--- start of Data section ---
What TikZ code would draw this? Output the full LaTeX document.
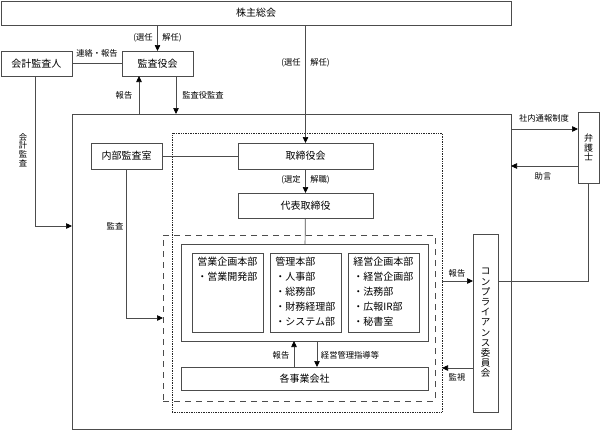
\documentclass[tikz,border=0pt]{standalone}
\usepackage{fontspec}
\setmainfont{Noto Sans CJK JP}
\usetikzlibrary{arrows.meta}
\colorlet{ln}{black!70}

\begin{document}
\begin{tikzpicture}[x=1pt, y=-1pt, line width=0.7pt,
    main node/.style={draw=ln, inner sep=0pt, outer sep=0pt, font=\fontsize{10}{12}\selectfont},
    unit box/.style={draw=ln, inner sep=0pt, outer sep=0pt},
    tate/.style={align=center, font=\fontsize{9.5}{10.2}\selectfont},
    lbl/.style={inner sep=0.5pt, font=\fontsize{8.3}{9}\selectfont},
    arr/.style={draw=ln, -{Triangle[length=6pt,width=5.5pt,color=black]}},
    link/.style={draw=ln}]
  \useasboundingbox (0,0) rectangle (603,431);

  % frames
  \node[unit box, minimum width=439, minimum height=315] (company) at (291.5,271.5) {};
  \node[unit box, densely dotted, draw=black!85, minimum width=270, minimum height=279] (ctrl) at (307,272.5) {};
  \node[unit box, dash pattern=on 6pt off 5pt, minimum width=272, minimum height=166] (group) at (299,318) {};

  \node[main node, minimum width=510, minimum height=24] (sh) at (256,13) {株主総会};
  \node[main node, minimum width=71, minimum height=25] (kaikei) at (36.5,63.5) {会計監査人};
  \node[main node, minimum width=71, minimum height=25] (kansa) at (157.5,63.5) {監査役会};
  \node[main node, minimum width=71, minimum height=26] (naibu) at (126.5,156) {内部監査室};
  \node[main node, minimum width=135, minimum height=26] (board) at (305.5,156) {取締役会};
  \node[main node, minimum width=135, minimum height=25] (ceo) at (305.5,205.5) {代表取締役};
  \node[main node, minimum width=247, minimum height=97] (honbu) at (304.5,292.5) {};
  \node[main node, minimum width=247, minimum height=23] (jigyo) at (304.5,378.5) {各事業会社};
  \node[main node, tate, minimum width=25, minimum height=178] (comp) at (485.5,323)
    {コ\\ン\\プ\\ラ\\イ\\ア\\ン\\ス\\委\\員\\会};
  \node[main node, tate, font=\fontsize{9}{9.6}\selectfont, minimum width=21, minimum height=71] (lawyer) at (588.5,147.5)
    {弁\\護\\士};

  % divisions
  \foreach \name/\cx/\txt in {
      eigyo/227.5/{営業企画本部\\・営業開発部},
      kanri/305.5/{管理本部\\・人事部\\・総務部\\・財務経理部\\・システム部},
      keiei/383.5/{経営企画本部\\・経営企画部\\・法務部\\・広報IR部\\・秘書室}} {
    \node[unit box, minimum width=71, minimum height=79] (\name) at (\cx,292.5) {};
    \node[anchor=north west, align=left, inner sep=0pt, font=\fontsize{10}{15}\selectfont]
      (\name-txt) at ([xshift=5pt,yshift=-4pt]\name.north west) {\txt};
  }

  % connectors
  \draw[arr] (sh.south -| kansa) -- (kansa.north);
  \draw[arr] (sh.south -| board) -- (board.north);
  \draw[link] (kaikei) -- (kansa);
  \draw[arr] ([xshift=-18.5pt]kansa.south |- company.north) -- ([xshift=-18.5pt]kansa.south);
  \draw[arr] ([xshift=18.5pt]kansa.south) -- ([xshift=18.5pt]kansa.south |- company.north);
  \draw[arr] ([xshift=-1.5pt]kaikei.south) |- ([yshift=45.5pt]company.west);
  \draw[link] (naibu) -- (board);
  \draw[arr] (board) -- (ceo);
  \draw[link] (ceo) -- (honbu);
  \draw[arr] (naibu.south) |- (group.west);
  \draw[arr] ([xshift=-10.5pt]jigyo.north) -- ([xshift=-10.5pt]honbu.south);
  \draw[arr] ([xshift=12.5pt]honbu.south) -- ([xshift=12.5pt]jigyo.north);

  \coordinate (rep) at ([yshift=42pt]comp.west);
  \coordinate (mon) at ([yshift=-45pt]comp.west);
  \draw[arr] (ctrl.east |- rep) -- (rep);
  \draw[arr] (mon) -- (ctrl.east |- mon);
  \draw[link] ([yshift=42pt]comp.east) -| (lawyer.south);

  \coordinate (tsuho) at ([yshift=18.5pt]lawyer.west);
  \coordinate (jogen) at ([yshift=-18.5pt]lawyer.west);
  \draw[arr] (company.east |- tsuho) -- (tsuho);
  \draw[arr] (jogen) -- (company.east |- jogen);

  % labels
  \node[lbl] (l-sen1) at (143,38) {(選任};
  \node[lbl] (l-kai1) at (172,38) {解任)};
  \node[lbl] (l-sen2) at (291,63) {(選任};
  \node[lbl] (l-kai2) at (320,63) {解任)};
  \node[lbl] (l-renraku) at (97,53) {連絡・報告};
  \node[lbl] (l-hokoku1) at (124,95) {報告};
  \node[lbl] (l-kansayaku) at (203,95) {監査役監査};
  \node[lbl, align=center, font=\fontsize{8.3}{8.6}\selectfont] (l-kaikei) at (23,150) {会\\計\\監\\査};
  \node[lbl] (l-kansa) at (115,226) {監査};
  \node[lbl] (l-sentei) at (291,180) {(選定};
  \node[lbl] (l-kaishoku) at (320,180) {解職)};
  \node[lbl] (l-hokoku2) at (281,355) {報告};
  \node[lbl] (l-shido) at (350,355) {経営管理指導等};
  \node[lbl] (l-hokoku3) at (457,273) {報告};
  \node[lbl] (l-kanshi) at (457,377) {監視};
  \node[lbl] (l-tsuho) at (544,118) {社内通報制度};
  \node[lbl] (l-jogen) at (543,176) {助言};
\end{tikzpicture}
\end{document}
--- end of Data section ---
■ **What you will do**:
Leave out the pictures and output the rest of the material exactly as written.

■ **Result of this exercise**:
What TikZ code would draw this? Output the full LaTeX document.
\documentclass[tikz,border=0pt]{standalone}
\usepackage{fontspec}
\setmainfont{Noto Sans CJK JP}
\usetikzlibrary{arrows.meta}
\colorlet{ln}{black!70}

\begin{document}
\begin{tikzpicture}[x=1pt, y=-1pt, line width=0.7pt,
    main node/.style={draw=ln, inner sep=0pt, outer sep=0pt, font=\fontsize{10}{12}\selectfont},
    unit box/.style={draw=ln, inner sep=0pt, outer sep=0pt},
    tate/.style={align=center, font=\fontsize{9.5}{10.2}\selectfont},
    lbl/.style={inner sep=0.5pt, font=\fontsize{8.3}{9}\selectfont},
    arr/.style={draw=ln, -{Triangle[length=6pt,width=5.5pt,color=black]}},
    link/.style={draw=ln}]
  \useasboundingbox (0,0) rectangle (603,431);

  % frames
  \node[unit box, minimum width=439, minimum height=315] (company) at (291.5,271.5) {};
  \node[unit box, densely dotted, draw=black!85, minimum width=270, minimum height=279] (ctrl) at (307,272.5) {};
  \node[unit box, dash pattern=on 6pt off 5pt, minimum width=272, minimum height=166] (group) at (299,318) {};

  \node[main node, minimum width=510, minimum height=24] (sh) at (256,13) {株主総会};
  \node[main node, minimum width=71, minimum height=25] (kaikei) at (36.5,63.5) {会計監査人};
  \node[main node, minimum width=71, minimum height=25] (kansa) at (157.5,63.5) {監査役会};
  \node[main node, minimum width=71, minimum height=26] (naibu) at (126.5,156) {内部監査室};
  \node[main node, minimum width=135, minimum height=26] (board) at (305.5,156) {取締役会};
  \node[main node, minimum width=135, minimum height=25] (ceo) at (305.5,205.5) {代表取締役};
  \node[main node, minimum width=247, minimum height=97] (honbu) at (304.5,292.5) {};
  \node[main node, minimum width=247, minimum height=23] (jigyo) at (304.5,378.5) {各事業会社};
  \node[main node, tate, minimum width=25, minimum height=178] (comp) at (485.5,323)
    {コ\\ン\\プ\\ラ\\イ\\ア\\ン\\ス\\委\\員\\会};
  \node[main node, tate, font=\fontsize{9}{9.6}\selectfont, minimum width=21, minimum height=71] (lawyer) at (588.5,147.5)
    {弁\\護\\士};

  % divisions
  \foreach \name/\cx/\txt in {
      eigyo/227.5/{営業企画本部\\・営業開発部},
      kanri/305.5/{管理本部\\・人事部\\・総務部\\・財務経理部\\・システム部},
      keiei/383.5/{経営企画本部\\・経営企画部\\・法務部\\・広報IR部\\・秘書室}} {
    \node[unit box, minimum width=71, minimum height=79] (\name) at (\cx,292.5) {};
    \node[anchor=north west, align=left, inner sep=0pt, font=\fontsize{10}{15}\selectfont]
      (\name-txt) at ([xshift=5pt,yshift=-4pt]\name.north west) {\txt};
  }

  % connectors
  \draw[arr] (sh.south -| kansa) -- (kansa.north);
  \draw[arr] (sh.south -| board) -- (board.north);
  \draw[link] (kaikei) -- (kansa);
  \draw[arr] ([xshift=-18.5pt]kansa.south |- company.north) -- ([xshift=-18.5pt]kansa.south);
  \draw[arr] ([xshift=18.5pt]kansa.south) -- ([xshift=18.5pt]kansa.south |- company.north);
  \draw[arr] ([xshift=-1.5pt]kaikei.south) |- ([yshift=45.5pt]company.west);
  \draw[link] (naibu) -- (board);
  \draw[arr] (board) -- (ceo);
  \draw[link] (ceo) -- (honbu);
  \draw[arr] (naibu.south) |- (group.west);
  \draw[arr] ([xshift=-10.5pt]jigyo.north) -- ([xshift=-10.5pt]honbu.south);
  \draw[arr] ([xshift=12.5pt]honbu.south) -- ([xshift=12.5pt]jigyo.north);

  \coordinate (rep) at ([yshift=42pt]comp.west);
  \coordinate (mon) at ([yshift=-45pt]comp.west);
  \draw[arr] (ctrl.east |- rep) -- (rep);
  \draw[arr] (mon) -- (ctrl.east |- mon);
  \draw[link] ([yshift=42pt]comp.east) -| (lawyer.south);

  \coordinate (tsuho) at ([yshift=18.5pt]lawyer.west);
  \coordinate (jogen) at ([yshift=-18.5pt]lawyer.west);
  \draw[arr] (company.east |- tsuho) -- (tsuho);
  \draw[arr] (jogen) -- (company.east |- jogen);

  % labels
  \node[lbl] (l-sen1) at (143,38) {(選任};
  \node[lbl] (l-kai1) at (172,38) {解任)};
  \node[lbl] (l-sen2) at (291,63) {(選任};
  \node[lbl] (l-kai2) at (320,63) {解任)};
  \node[lbl] (l-renraku) at (97,53) {連絡・報告};
  \node[lbl] (l-hokoku1) at (124,95) {報告};
  \node[lbl] (l-kansayaku) at (203,95) {監査役監査};
  \node[lbl, align=center, font=\fontsize{8.3}{8.6}\selectfont] (l-kaikei) at (23,150) {会\\計\\監\\査};
  \node[lbl] (l-kansa) at (115,226) {監査};
  \node[lbl] (l-sentei) at (291,180) {(選定};
  \node[lbl] (l-kaishoku) at (320,180) {解職)};
  \node[lbl] (l-hokoku2) at (281,355) {報告};
  \node[lbl] (l-shido) at (350,355) {経営管理指導等};
  \node[lbl] (l-hokoku3) at (457,273) {報告};
  \node[lbl] (l-kanshi) at (457,377) {監視};
  \node[lbl] (l-tsuho) at (544,118) {社内通報制度};
  \node[lbl] (l-jogen) at (543,176) {助言};
\end{tikzpicture}
\end{document}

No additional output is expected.